Le Tribunal affirme qu’il serait paradoxal de considérer que l’exercice d’un droit prévu à une loi d’ordre public constitue une injustice. En effet, dès l’instant où un employeur s’engage dans le déploiement d’une activité pour laquelle il établit un rapport de direction et de contrôle avec des travailleurs, celui-ci accepte qu’un cadre normatif, que ce soit une convention collective ou l’ensemble des lois du travail, vienne réguler cette relation.
Certes, cet encadrement et l’exercice des droits et obligations qui en découlent ne font pas partie du risque assurable au sens de la loi, mais ils sont liés à la relation employeur-travailleur. Ainsi, les aléas du marché du travail, qu’ils découlent d’un geste unilatéral du travailleur ou de l’exercice des droits de direction, constituent un risque lié à la gestion des ressources humaines, une composante essentielle des activités de l’employeur. Dans ce contexte, ils ne peuvent être assimilés à une situation d’injustice.
Par conséquent, bien que le congé de maternité ou parental de la travailleuse l’ait empêchée d’être assignée temporairement, il ne peut constituer une injustice pour l’employeur, celui-ci s’inscrivant dans le cadre normatif des relations du travail et dans les risques liés à la gestion des ressources humaines. La demande de l’employeur a donc été rejetée.
Il est intéressant de noter que la présente analyse ne soulève pas le fait que, n’eût été la lésion professionnelle, la travailleuse aurait, pendant son congé, reçu des prestations du régime d’assurance parentale et non une indemnité de remplacement de revenu. Or, à la même période, un autre décideur a accueilli une demande de transfert d’imputation similaire sous ce motif, reconnaissant alors un caractère inusité à cette situation.

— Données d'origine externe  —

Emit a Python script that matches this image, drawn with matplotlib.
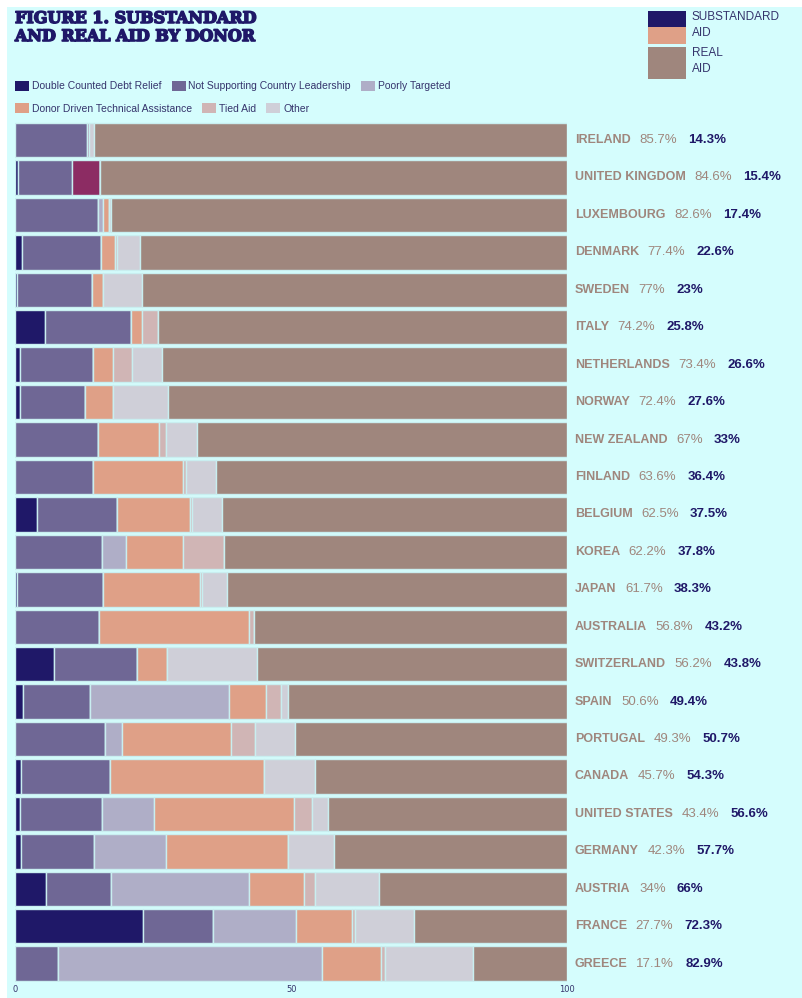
import matplotlib
matplotlib.use('Agg')
import matplotlib.pyplot as plt
import matplotlib.patheffects as pe
from matplotlib.patches import Rectangle
from matplotlib.offsetbox import TextArea, HPacker, AnnotationBbox

# data, top to bottom as in the figure
countries = ['IRELAND', 'UNITED KINGDOM', 'LUXEMBOURG', 'DENMARK', 'SWEDEN', 'ITALY',
             'NETHERLANDS', 'NORWAY', 'NEW ZEALAND', 'FINLAND', 'BELGIUM', 'KOREA',
             'JAPAN', 'AUSTRALIA', 'SWITZERLAND', 'SPAIN', 'PORTUGAL', 'CANADA',
             'UNITED STATES', 'GERMANY', 'AUSTRIA', 'FRANCE', 'GREECE']
real_aid = [85.7, 84.6, 82.6, 77.4, 77, 74.2, 73.4, 72.4, 67, 63.6, 62.5, 62.2,
            61.7, 56.8, 56.2, 50.6, 49.3, 45.7, 43.4, 42.3, 34, 27.7, 17.1]
substandard = [14.3, 15.4, 17.4, 22.6, 23, 25.8, 26.6, 27.6, 33, 36.4, 37.5, 37.8,
               38.3, 43.2, 43.8, 49.4, 50.7, 54.3, 56.6, 57.7, 66, 72.3, 82.9]

double_counted = [0, 0.4, 0, 1.2, 0.3, 5.3, 0.9, 0.8, 0, 0, 4.0, 0,
                  0.3, 0, 7.0, 1.4, 0, 1.1, 0.8, 1.1, 5.6, 23.1, 0]
not_supporting = [13.0, 9.8, 14.9, 14.3, 13.6, 15.7, 13.2, 11.9, 15.0, 14.1, 14.5, 15.7,
                  15.6, 15.1, 15.1, 12.2, 16.3, 16.0, 14.9, 13.1, 11.8, 12.8, 7.8]
unlabelled = [0.4, 5.2, 0, 0, 0, 0, 0, 0, 0, 0, 0, 0,
              0, 0, 0, 0, 0, 0, 0, 0, 0, 0, 0]
poorly_targeted = [0, 0, 0.9, 0, 0, 0, 0, 0, 0, 0, 0, 4.3,
                   0, 0, 0, 25.1, 3.1, 0, 9.5, 13.1, 24.9, 15.0, 47.8]
donor_driven_ta = [0, 0, 1.2, 2.6, 2.0, 2.0, 3.6, 5.0, 11.0, 16.3, 13.2, 10.4,
                   17.6, 27.3, 5.3, 6.8, 19.7, 28.0, 25.3, 22.2, 10.0, 10.1, 10.6]
tied_aid = [0, 0, 0, 0.4, 0, 2.8, 3.4, 0, 1.3, 0.6, 0.4, 7.4,
            0.4, 0.8, 0, 2.6, 4.4, 0, 3.3, 0, 2.1, 0.5, 0.8]
other = [0.9, 0, 0.4, 4.1, 7.1, 0, 5.5, 9.9, 5.7, 5.4, 5.4, 0,
         4.4, 0, 16.4, 1.3, 7.2, 9.2, 2.8, 8.2, 11.6, 10.8, 15.9]

series = [
    ('Double Counted Debt Relief', double_counted, '#1f1868'),
    ('Not Supporting Country Leadership', not_supporting, '#6f6795'),
    (None, unlabelled, '#8c2c63'),
    ('Poorly Targeted', poorly_targeted, '#afaec7'),
    ('Donor Driven Technical Assistance', donor_driven_ta, '#dfa087'),
    ('Tied Aid', tied_aid, '#d0b5b5'),
    ('Other', other, '#cfcfd8'),
]

bg = '#d5fdfd'
navy = '#1f1868'
taupe = '#9f867d'
salmon = '#dfa087'
textnavy = '#35346c'

W, H = 802, 998
fig = plt.figure(figsize=(W / 100, H / 100), dpi=100, facecolor='white')
fig.patches.append(Rectangle((7 / W, 0), 1, 991 / H, transform=fig.transFigure,
                             facecolor=bg, edgecolor='none', zorder=-10))

ax = fig.add_axes([15.4 / W, 1 - 982.4 / H, 551.6 / W, 861.1 / H])
ax.set_facecolor('none')

y = list(range(len(countries)))
left = [0.0] * len(countries)
handles = {}
for name, vals, col in series:
    b = ax.barh(y, vals, left=left, height=0.92, color=col,
                edgecolor='#c9eef0', linewidth=1.0)
    if name:
        handles[name] = b
    left = [l + v for l, v in zip(left, vals)]
ax.barh(y, real_aid, left=left, height=0.92, color=taupe,
        edgecolor='#c9eef0', linewidth=1.0)

ax.set_xlim(0, 100)
ax.set_ylim(len(countries) - 0.5, -0.5)
ax.set_yticks([])
ax.set_xticks([0, 50, 100])
ax.tick_params(axis='x', length=0, pad=2, labelsize=6, labelcolor=textnavy)
for s in ax.spines.values():
    s.set_visible(False)

# labels at the right of each bar
for i, c in enumerate(countries):
    name = TextArea(c, textprops=dict(color=taupe, fontweight='bold', fontsize=9,
                                      family='Liberation Sans'))
    r = TextArea(f'{real_aid[i]:g}%', textprops=dict(color=taupe, fontsize=9.5,
                                                    family='Liberation Sans'))
    s = TextArea(f'{substandard[i]:g}%', textprops=dict(color=navy, fontweight='bold',
                                                       fontsize=9.5, family='Liberation Sans'))
    box = HPacker(children=[name, HPacker(children=[r, s], sep=8, pad=0, align='baseline')],
                  sep=6.5, pad=0, align='baseline')
    ab = AnnotationBbox(box, (100, i), xybox=(5.5, 0), xycoords='data',
                        boxcoords='offset points', box_alignment=(0, 0.5),
                        frameon=False, annotation_clip=False)
    ax.add_artist(ab)

# title
fig.text(15 / W, 1 - 10 / H, 'FIGURE 1. SUBSTANDARD\nAND REAL AID BY DONOR',
         family='DejaVu Serif', fontweight='bold', fontsize=11.5, color=navy,
         va='top', ha='left', linespacing=1.08,
         path_effects=[pe.withStroke(linewidth=1.1, foreground=navy)])

# category legends, two rows
row1 = ['Double Counted Debt Relief', 'Not Supporting Country Leadership', 'Poorly Targeted']
row2 = ['Donor Driven Technical Assistance', 'Tied Aid', 'Other']
for names, yc in [(row1, 86), (row2, 108.5)]:
    leg = fig.legend([handles[n] for n in names], names, ncol=3, loc='center left',
                     bbox_to_anchor=(15 / W, 1 - yc / H), frameon=False,
                     prop={'family': 'Liberation Sans', 'size': 7.5},
                     labelcolor=textnavy, handlelength=1.35, handleheight=1.15,
                     handletextpad=0.25, columnspacing=1.0, borderpad=0,
                     borderaxespad=0)
    for h in leg.legend_handles:
        h.set_edgecolor('none')

# substandard / real key at top right
fig.patches.append(Rectangle((648 / W, 1 - 27 / H), 38 / W, 16 / H, transform=fig.transFigure,
                             facecolor=navy, edgecolor='none'))
fig.patches.append(Rectangle((648 / W, 1 - 43.5 / H), 38 / W, 16.5 / H, transform=fig.transFigure,
                             facecolor=salmon, edgecolor='none'))
fig.patches.append(Rectangle((648 / W, 1 - 79.5 / H), 38 / W, 32.5 / H, transform=fig.transFigure,
                             facecolor=taupe, edgecolor='none'))
fig.text(692 / W, 1 - 11 / H, 'SUBSTANDARD\nAID', family='Liberation Sans', fontsize=8.5,
         color=textnavy, va='top', ha='left', linespacing=1.45)
fig.text(692 / W, 1 - 47 / H, 'REAL\nAID', family='Liberation Sans', fontsize=8.5,
         color=textnavy, va='top', ha='left', linespacing=1.45)

fig.savefig('out.png', dpi=100, facecolor=fig.get_facecolor())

Cette dualité chez les décideurs me fait penser aux 2 courants jurisprudentiels qui s’opposent au sein du Tribunal lorsqu’il est question d’une interruption d’une assignation temporaire en raison d’un congédiement, d'une retraite ou d'une démission, soit des événements faisant également partie des aléas du marché du travail. Il sera intéressant de lire les prochaines décisions du Tribunal administratif du travail à cet égard.